É possível que este nome pareça a muitos um mero detalhe nesta história longínqua. E, de facto, sê-lo-ia, não fosse dar-se o caso de se tratar de quem, poucos anos depois, viria a ser de todos conhecido como Papa Paulo VI. O mesmo que poucos anos depois (logo em 1964) foi protagonista do mais emblemático gesto de aproximação entre católicos e ortodoxos dos tempos modernos: o caloroso encontro em Jerusalém entre o Papa e Atenágoras I, Patriarca de Constantinopla e, como tal, representante primeiro da Igreja Ortodoxa. Viveu como Papa o encontro que antes tivera a missão de rejeitar!

Foi num recente colóquio que tive oportunidade de ouvir um actual bispo ortodoxo evocar estes dois episódios. Neles via simbolizado o muito que foi possível fazer em poucos anos em prol da reconciliação e da unidade entre cristãos. É como se na própria biografia de Paulo VI se visse espelhado o devir deste processo: da protocolar e respeitosa distância ao afectuoso abraço de irmãos, simbolicamente reencontrados em Jerusalém.
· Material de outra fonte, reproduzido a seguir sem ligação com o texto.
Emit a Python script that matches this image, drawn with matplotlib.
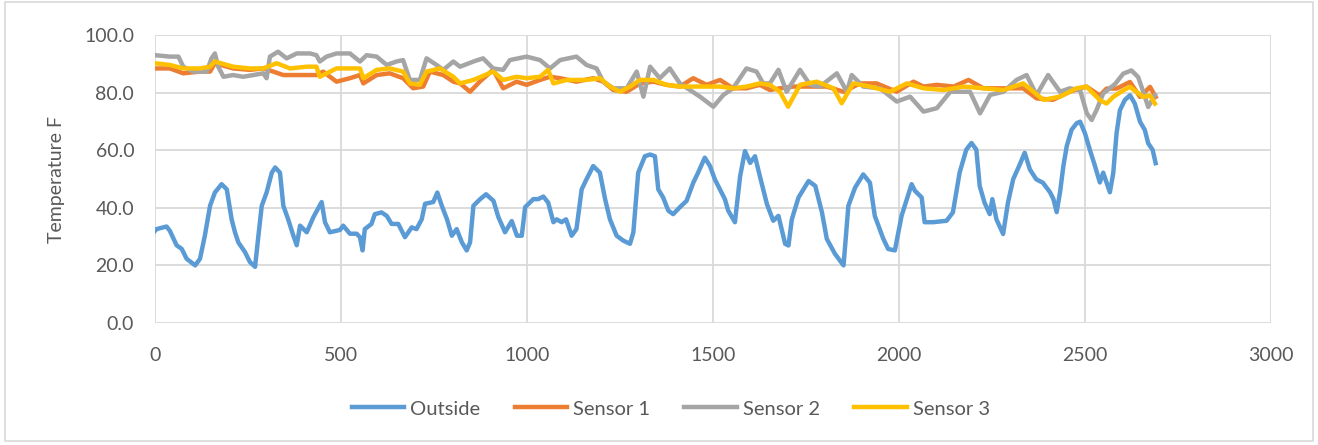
import matplotlib.pyplot as plt
from matplotlib.patches import Rectangle
from matplotlib.ticker import FormatStrFormatter

plt.rcParams['font.family'] = ['Lato', 'DejaVu Sans']

# values (x = sample index, y = deg F)
outside_x = [0, 4, 31, 40, 58, 72, 85, 108, 121, 134, 148, 161, 179, 193, 206, 215, 224, 242, 255, 269,
             278, 287, 300, 314, 323, 336, 345, 358, 372, 381, 390, 408, 426, 448, 457, 470, 497, 506, 524, 542,
             551, 558, 564, 582, 591, 609, 623, 636, 654, 672, 690, 703, 717, 726, 748, 759, 771, 785, 798, 811,
             825, 838, 847, 856, 874, 890, 910, 923, 941, 959, 973, 986, 995, 1017, 1030, 1044, 1057, 1071, 1080, 1093,
             1105, 1120, 1133, 1147, 1160, 1178, 1196, 1210, 1223, 1241, 1259, 1277, 1286, 1299, 1317, 1331, 1344, 1353, 1366, 1380,
             1393, 1411, 1429, 1447, 1460, 1478, 1492, 1505, 1523, 1532, 1541, 1559, 1573, 1586, 1600, 1613, 1627, 1645, 1662, 1676,
             1694, 1703, 1712, 1730, 1757, 1775, 1793, 1806, 1828, 1851, 1864, 1882, 1904, 1922, 1935, 1958, 1971, 1989, 2007, 2034,
             2043, 2061, 2069, 2092, 2128, 2145, 2163, 2181, 2195, 2208, 2217, 2230, 2244, 2251, 2262, 2280, 2293, 2307, 2325, 2338,
             2352, 2369, 2387, 2406, 2415, 2424, 2433, 2442, 2451, 2464, 2478, 2487, 2500, 2513, 2527, 2540, 2549, 2567, 2576, 2585,
             2594, 2607, 2621, 2634, 2648, 2661, 2670, 2682, 2690]
outside_y = [32, 32.6, 33.5, 32, 27, 25.7, 22.3, 20, 22.3, 30.3, 40.7, 45.3, 48.2, 46.4, 36, 31.5, 28, 24.6, 21.2, 19.5,
             30.3, 40.7, 45.3, 52.2, 54, 52.2, 40.7, 36, 30.3, 27, 33.8, 31.5, 36.8, 42, 35, 31.5, 32.3, 33.8, 31, 31,
             29.8, 25.2, 32.6, 34.4, 37.8, 38.4, 37.2, 34.4, 34.4, 29.8, 33.2, 32.6, 36, 41.4, 42, 45.3, 40.7, 36, 30.3, 32.6,
             28, 25.2, 28, 40.7, 43, 44.7, 42.4, 36.8, 31.5, 35.4, 30.3, 30.3, 40.2, 43, 43, 43.9, 41.8, 35, 36, 35,
             36, 30.3, 32.6, 46.4, 49.9, 54.5, 52.2, 43, 36, 30.3, 28.6, 27.5, 31.5, 52.2, 57.9, 58.5, 57.9, 46.4, 43.6, 39,
             37.8, 40.2, 42.4, 48.7, 52.2, 57.4, 54.5, 49.9, 45.3, 43, 39, 35, 51, 59.7, 55.6, 57.9, 50.5, 41.3, 35.5, 37.2,
             27.5, 26.9, 36, 43.6, 49.3, 47.6, 38.4, 29.2, 24, 20, 40.7, 47, 51.6, 48.7, 37.2, 29.2, 25.7, 25.2, 37.2, 48.2,
             45.9, 43.6, 35, 35, 35.5, 38.4, 52.2, 60.2, 62.5, 60.2, 47.6, 41.8, 37.8, 43, 36, 30.9, 41.8, 49.9, 55.1, 59.1,
             53.3, 49.9, 48.7, 45.4, 43.1, 38.5, 45.4, 54.5, 61.4, 67.1, 69.4, 69.9, 65.9, 60.2, 54.5, 48.8, 52.2, 45.4, 52, 65.9,
             73.9, 77.4, 79.1, 76.2, 69.9, 67, 62.4, 60.1, 55.5]

sensor1_x = [0, 40, 76, 121, 148, 161, 210, 255, 291, 318, 345, 390, 434, 452, 488, 524, 551, 560, 596, 631,
             667, 694, 721, 739, 775, 802, 820, 847, 873, 909, 936, 972, 999, 1035, 1062, 1089, 1133, 1178, 1205, 1232,
             1268, 1304, 1340, 1375, 1411, 1447, 1483, 1519, 1554, 1590, 1626, 1653, 1680, 1716, 1761, 1806, 1851, 1895, 1940, 1994,
             2039, 2066, 2102, 2147, 2187, 2227, 2281, 2334, 2370, 2414, 2459, 2504, 2540, 2558, 2585, 2621, 2648, 2675, 2690]
sensor1_y = [88.4, 88.4, 86.7, 87.3, 87.3, 90.2, 88.4, 87.9, 88.4, 87.3, 86.1, 86.1, 86.1, 87.3, 83.8, 85, 86.1, 83.2, 86.1, 86.7,
             85, 81.5, 82.1, 87.3, 86.1, 83.8, 83.2, 80.3, 83.8, 87.9, 81.5, 83.8, 82.7, 84.4, 85.5, 85, 83.8, 85, 83.8, 80.9,
             80.3, 83.2, 83.8, 82.7, 82.1, 85, 82.7, 84.4, 81.5, 81.5, 82.7, 80.9, 81.5, 82.1, 82.1, 82.1, 80.3, 83.2, 83.2, 80.3,
             83.8, 82.1, 82.7, 82.1, 84.4, 81.5, 81.5, 81.5, 78, 77.5, 80.3, 82.1, 79, 81.4, 81.4, 83.7, 78.5, 82, 78.5]

sensor2_x = [0, 40, 63, 76, 103, 139, 152, 161, 170, 184, 210, 237, 264, 291, 300, 309, 331, 354, 381, 417,
             434, 443, 461, 488, 524, 551, 569, 596, 623, 649, 667, 685, 712, 730, 757, 775, 802, 820, 856, 882,
             909, 936, 954, 999, 1035, 1062, 1089, 1133, 1160, 1187, 1205, 1232, 1268, 1295, 1313, 1331, 1357, 1384, 1411, 1438,
             1465, 1501, 1528, 1554, 1590, 1617, 1635, 1653, 1676, 1698, 1734, 1761, 1788, 1833, 1860, 1873, 1904, 1949, 1994, 2030,
             2066, 2102, 2138, 2191, 2218, 2245, 2281, 2316, 2343, 2370, 2401, 2433, 2459, 2487, 2505, 2518, 2531, 2549, 2581, 2603,
             2625, 2643, 2657, 2670, 2688]
sensor2_y = [93, 92.5, 92.5, 89, 87.3, 87.3, 91.9, 93.6, 89, 85.5, 86.1, 85.5, 86.1, 86.7, 85, 92.5, 94.2, 91.9, 93.6, 93.6,
             93, 90.8, 92.5, 93.6, 93.6, 90.8, 93, 92.5, 89.6, 90.8, 91.3, 84.4, 84.4, 91.9, 89.6, 87.9, 90.8, 89, 90.8, 91.9,
             88.4, 87.9, 91.3, 92.5, 91.3, 88.4, 91.3, 92.5, 89.6, 88.4, 83.8, 81.5, 81.5, 87.3, 78.6, 89, 85, 88.4, 83.2, 80.9,
             78.6, 75.1, 79.2, 81.5, 88.4, 87.3, 83.2, 83.2, 87.9, 80.3, 87.9, 82.7, 82.1, 86.7, 80.3, 86.1, 82.1, 81.5, 76.9, 78.6,
             73.4, 74.6, 80.3, 80.3, 72.8, 79.2, 80.3, 84.4, 86.1, 79.2, 86.1, 80.3, 81.5, 80.8, 72.8, 70.5, 73.9, 79.7, 83, 86.6,
             87.7, 85.4, 80.2, 75, 79.1]

sensor3_x = [0, 40, 76, 121, 148, 161, 210, 255, 291, 327, 363, 408, 434, 443, 488, 524, 551, 560, 596, 631,
             667, 685, 712, 730, 766, 802, 820, 856, 909, 936, 972, 999, 1035, 1057, 1071, 1107, 1160, 1196, 1223, 1250,
             1277, 1304, 1340, 1375, 1411, 1447, 1483, 1519, 1554, 1590, 1626, 1653, 1680, 1702, 1734, 1779, 1824, 1846, 1877, 1922,
             1976, 2021, 2066, 2120, 2174, 2227, 2281, 2334, 2388, 2433, 2477, 2504, 2540, 2558, 2576, 2603, 2621, 2639, 2657, 2675,
             2688]
sensor3_y = [90.2, 89.6, 88.4, 88.4, 89, 90.8, 89, 88.4, 88.4, 90.2, 88.4, 89, 89, 85.5, 88.4, 88.4, 88.4, 85, 87.9, 88.4,
             87.3, 83.2, 82.7, 87.3, 88.4, 85.5, 83.2, 84.4, 87.3, 84.4, 85.5, 85, 85.5, 87.9, 83.2, 84.4, 84.4, 85, 82.1, 80.3,
             82.1, 84.4, 84.4, 82.7, 82.1, 82.1, 82.1, 82.1, 81.5, 82.1, 83.2, 82.7, 80.3, 75.1, 82.7, 83.8, 81.5, 76.3, 83.2, 82.1,
             80.3, 83.2, 81.5, 80.9, 82.1, 81.5, 80.9, 83.2, 77.5, 78.6, 81.5, 82.1, 77.4, 76.2, 78.5, 80.8, 82, 80.2, 78.5, 79,
             76.2]

labels = ['Outside', 'Sensor 1', 'Sensor 2', 'Sensor 3']
colors = ['#5B9BD5', '#ED7D31', '#A5A5A5', '#FFC000']
txt = '#595959'

fig = plt.figure(figsize=(13.18, 4.45), dpi=100)
ax = fig.add_axes([0.1176, 0.2742, 0.8467, 0.6471])

series = [(outside_x, outside_y), (sensor1_x, sensor1_y), (sensor2_x, sensor2_y), (sensor3_x, sensor3_y)]
for (xs, ys), lab, c in zip(series, labels, colors):
    ax.plot(xs, ys, color=c, lw=3.2, label=lab, solid_joinstyle='round')

ax.set_xlim(0, 3000)
ax.set_ylim(0, 100)
ax.set_xticks(range(0, 3001, 500))
ax.set_yticks(range(0, 101, 20))
ax.yaxis.set_major_formatter(FormatStrFormatter('%.1f'))
ax.grid(True, color='#D9D9D9', lw=1.3)
ax.set_axisbelow(True)
for s in ax.spines.values():
    s.set_visible(False)
ax.tick_params(length=0, labelsize=14, colors=txt)
ax.tick_params(axis='y', pad=15)
ax.tick_params(axis='x', pad=17)
ax.set_ylabel('Temperature F', fontsize=14, color=txt, labelpad=14)

leg = fig.legend(loc='center', bbox_to_anchor=(0.509, 0.081), ncol=4, frameon=False,
                 fontsize=14.5, labelcolor=txt, handlelength=2.6, columnspacing=1.7, handletextpad=0.3)
for h in leg.get_lines():
    h.set_linewidth(3.2)

fig.patches.append(Rectangle((0.004, 0.01), 0.992, 0.985, transform=fig.transFigure,
                             fill=False, edgecolor='#D9D9D9', lw=1.2))

fig.savefig('out.png', dpi=100)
Nesse colóquio comemoravam-se os 50 anos da criação do Secretariado com a responsabilidade de, na Igreja Católica, promover o diálogo e a unidade entre todos os cristãos. Foi ocasião não só para lançar um olhar retrospectivo e grato por quanto foi já possível fazer neste campo, mas também oportunidade para avaliar o momento presente do movimento ecuménico. Os diferentes diagnósticos, apesar de efectuados a partir de Igrejas diferentes, concordavam em dois pontos: (1) na irreversibilidade dos passos já dados; mas também (2) na percepção de que as diferentes comunidades cristãs se mostram cada vez menos sensíveis à anomalia que é os discípulos de Jesus viverem separados. Não há como ignorar que, neste meio século, o mundo mudou muito e rapidamente, trazendo desafios novos a todos os cristãos. Seria ingenuidade achar que tais transformações não se repercutiriam sobre a questão ecuménica. Hoje a crescente necessidade de dar respostas a questões internas parece impelir as diferentes Igrejas cristãs a secundarizar esse que, como todos reconhecem, é um mandato maior do próprio Senhor Jesus: «Que todos sejam um!» (cf. Jo 17, 21-22).

Gostaria de evitar aquele tipo de leitura simplista que, com frequência, mais agrava os problemas que propriamente os resolve. Mas pergunto-me: ainda sentimos o desconforto de, como cristãos, não vivermos em plena comunhão com outros que o são também? E ainda: será que os desafios que internamente as diferentes confissões cristãs enfrentam têm na abertura ecuménica uma contrariedade ou antes um contributo válido para autênticas soluções?